Sewer Fee Increase Surprises Derby Residents

Tom Harbinson opened up the sewer bill from Derby’s Water Pollution Control Authority for his Roosevelt Drive business Monday and was shocked.

The bill for his company, IDA International Inc., jumped 56.5 percent from last year, from $935 to $1,463.

In the same period the WPCAs budget went up from $2,256,739 to $3,227,921, or 43 percent, Harbinson pointed out.

That’s kind of a shocking jump,” Harbinson said.

Harbinson posted a note about the increase on the Valley Indy’s Facebook page.

While the bill isn’t a major expense for his business, the increase caught his attention.

It’s just concerning that costs would go up so dramatically,” he said.

Harbinson wasn’t the only one concerned.

Many Derby residents received their new sewer bills last Friday and Saturday.

Several residents contacted the Valley Indy via e‑mail or Facebook asking why their sewer bills went up.

Meeting minutes indicate the average residential sewer bill increased by $100.

The Valley Indy attempted all week to contact members of the city’s Water Pollution Control Authority, the group that put the tax hike into effect. Several members wouldn’t comment or return phone calls, but WPCA Chairman Leo DiSorbo gave an interview to the CT Post, which can be read here.

While the increase wasn’t done in secret — the WPCA advertised and held public hearings on their plans and discussed it at length during many public meetings — residents are wondering why the group didn’t at least put a note explaining the increase in the envelope with the new bills.

It’s not exactly standing-room only at meetings of the WPCA. The authority members set their yearly budget at the same time the city and school district officials hammer out their high-profile spending plans.

So this year’s sewer increase came as a surprise to many Derby residents.

We’ve had lots of calls, lots of complaints,” Marcy McGuire, a Water Pollution Control Authority administrator at City Hall, said Monday afternoon. They want an explanation of how their bills have gone up.”

The explanation, according to city officials — the WPCA had to take on some large projects that had been put on the back burner in cash-strapped Derby for far too long.

McGuire handed out a piece of paper with a three-paragraph description of some capital projects the WPCA is undertaking in the next year.

But the document, posted below, lacks important information, such as what the projects cost.

The capital projects include: improvements to the Roosevelt Drive Wastewater Pumping Station, sewer improvements between Route 8 and Cemetery Lane, and a new pumping station on the city’s east side.

Article continues after the document.

Derby WPCA Projects

Mayor Anthony Staffieri also said he’s been hearing complaints from residents.

He said the jump in most people’s bills is due to the infrastructure improvements, which he said address the issues that need to be addressed” and would have only grown more expensive with time.

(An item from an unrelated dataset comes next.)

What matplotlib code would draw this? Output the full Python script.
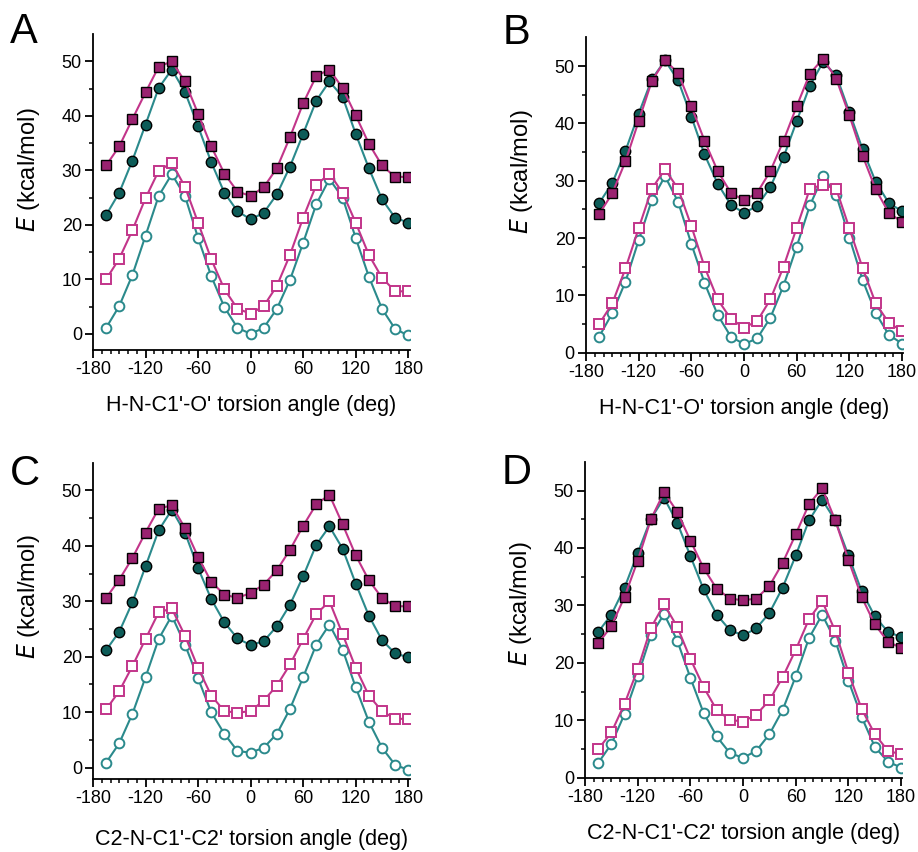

It was now or never, the mayor said.

Band-Aids have been put on just temporarily fixing everything,” the mayor said. Unfortunately, Band-Aids after awhile keep getting bigger and bigger.”

Staffieri said he’s been telling those who have complaints that they should bring their concerns — and their sewer bills — to the next WPCA meeting, scheduled for July 16 at 7 p.m. in City Hall.

The sewer bills arrived at the same time as car tax bills and a property tax jump. Some Derby residents, particularly on Derby’s east side, are seeing major property tax hikes due to revaluation.

It just happens to fall on a bad time,” Staffieri said of the timing of the new work coming at a time when the economy is in the doldrums.

The mayor referred more specific questions to DiSorbo and WPCA member John Saccu.

Meeting minutes from the WPCA are available online.

The minutes are hard to follow unless you’re a member of the WPCA, but they seem to indicate members of the authority have been contemplating the improvements described since March, when an engineer told them the city could save millions by doing some of the work at the same time the state is making improvements to Route 34.

Click here to read the minutes of that meeting.

Then, at an April 12 meeting of the authority, discussion was on the possible increase of fees by 40% to cover future capital projects,” according to the minutes of the meeting.

Minutes from the WPCAs May 3 meeting attribute $835,000 of the $971,182 WPCA budget increase to a bond payment that will pay for the design of the pump station, the Route 34 project, Hawthorne Ave sewer replacement and for a new vactor truck.”

The residential user will see an increase of approximately $100.00,” the May 3 meeting minutes go on to say. Commercial will see an increase from $3.36 per average daily gallons to $6.00.”

The $3.23 million budget for 2012 – 2013 was then adopted at the authority’s May 22 meeting without discussion, according to the meeting minutes.